The second creature is a multi-armed, deep-sea being, which lives in an aphotic zone of the ocean, where very little light infiltrates. Due to the extreme darkness of its habitat, this burrowing creature has adapted to life without sight, and it relies on its other highly developed senses for survival. It has a dispersed nervous system in which each arm essentially has its own brain and a complex mouth with multiple speech organs. When threatened, this creature can roll into a tight ball and draw its arms up over itself, forming a defensive web that covers its entire body.
Now imagine that structures similar to these are present in this piece, that a trio of piano, percussion, and electric guitar form a self-contained, blinded, impermeable, sonic biosphere.
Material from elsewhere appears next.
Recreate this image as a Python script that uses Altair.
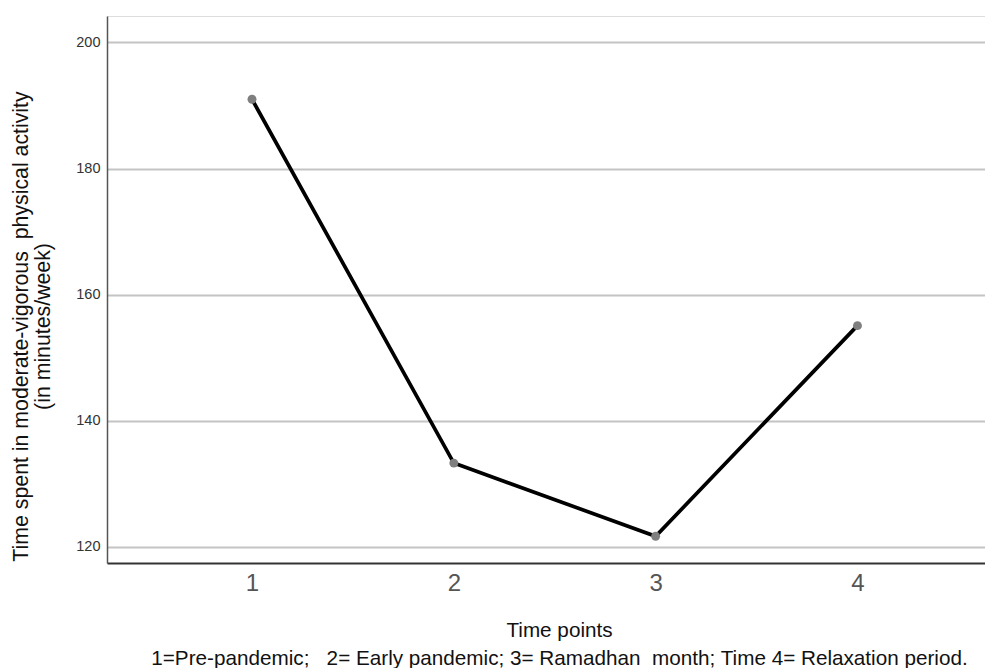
import altair as alt
import pandas as pd

time_points = [1, 2, 3, 4]
minutes = [191.0, 133.3, 121.7, 155.1]
y_ticks = [120, 140, 160, 180, 200]
x_ticks = [1, 2, 3, 4]

NB = "\u00a0"
x_title = ["Time points",
           f"1=Pre-pandemic;{NB}{NB} 2= Early pandemic;{NB}3= Ramadhan{NB} month; Time 4= Relaxation period."]
y_title = [f"Time spent in moderate-vigorous{NB} physical activity", "(in minutes/week)"]

df = pd.DataFrame({"time": time_points, "minutes": minutes})

x_enc = alt.X(
    "time:Q",
    scale=alt.Scale(domain=[0.2815, 4.632], nice=False, zero=False),
    axis=alt.Axis(
        values=x_ticks,
        format="d",
        grid=False,
        ticks=False,
        domain=True,
        domainColor="#333333",
        domainWidth=2,
        labelFont="Liberation Sans",
        labelFontSize=24,
        labelColor="#555555",
        labelPadding=8,
        title=x_title,
        titleFont="Liberation Sans",
        titleFontSize=20.7,
        titleFontWeight="normal",
        titleColor="#111111",
        titleLineHeight=28,
        titleX=452,
        titleY=73,
        titleBaseline="alphabetic",
        titleAlign="center",
    ),
)

y_enc = alt.Y(
    "minutes:Q",
    scale=alt.Scale(domain=[117.46, 204.2], nice=False, zero=False),
    axis=alt.Axis(
        values=y_ticks,
        grid=True,
        gridColor="#c4c4c4",
        gridWidth=2,
        ticks=False,
        domain=True,
        domainColor="#555555",
        domainWidth=1.5,
        labelFont="Liberation Sans",
        labelFontSize=14.5,
        labelColor="#333333",
        labelPadding=7,
        title=y_title,
        titleFont="Liberation Sans",
        titleFontSize=21.3,
        titleFontWeight="normal",
        titleColor="#111111",
        titleLineHeight=22,
        titleAngle=-90,
        titleAlign="center",
        titleBaseline="alphabetic",
        titleX=-80,
        titleY=310,
    ),
)

line = alt.Chart(df).mark_line(color="#000000", strokeWidth=3.7).encode(x=x_enc, y=y_enc)
points = alt.Chart(df).mark_point(filled=True, color="#7f7f7f", size=80, opacity=1).encode(
    x="time:Q", y="minutes:Q"
)

chart = (
    alt.layer(line, points)
    .properties(
        width=878,
        height=547,
        autosize=alt.AutoSizeParams(type="none"),
        padding={"left": 99, "top": 8, "right": 0, "bottom": 105},
    )
    .configure_view(stroke=None)
    .configure(background="white")
)

chart.save("out.html", embed_options={"renderer": "svg", "actions": False})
And the saxophone, in extreme contrast, is a giant retina with thousands of light-sensitive cells, like the dragonfly.
Because of its powerful detection skills, the saxophone possesses a self-control and agility that the trio cannot muster in itself: it can connect to the wild, untamed nature of the trio but also has the ability to pull itself back to a centre of stability and focus. And most importantly, it can see a vital element of the trio that, because of both its pitch-black habitat and its other highly-developed senses, the trio itself has forgotten about: its eyes. For the saxophone, the sonic representation of these “eyes” provide a tiny window of light into the trio’s architecture, a light towards which it can guide the trio, encouraging it to tune into something different than its previous myopic, megalomaniac focus. The window that it opens re-orientates and re-temporises the whole structure of the trio, allowing it to both see again and to observe itself and its surroundings from a different angle.
The compulsion to write the square of yellow light that is your window partially evolved from the thoughts of Oscar Wilde, who I think chose to see the world through some of the most observant and compelling windows imaginable. This one is particularly relevant to this piece: “we are all in the gutter, but some of us are looking at the stars.”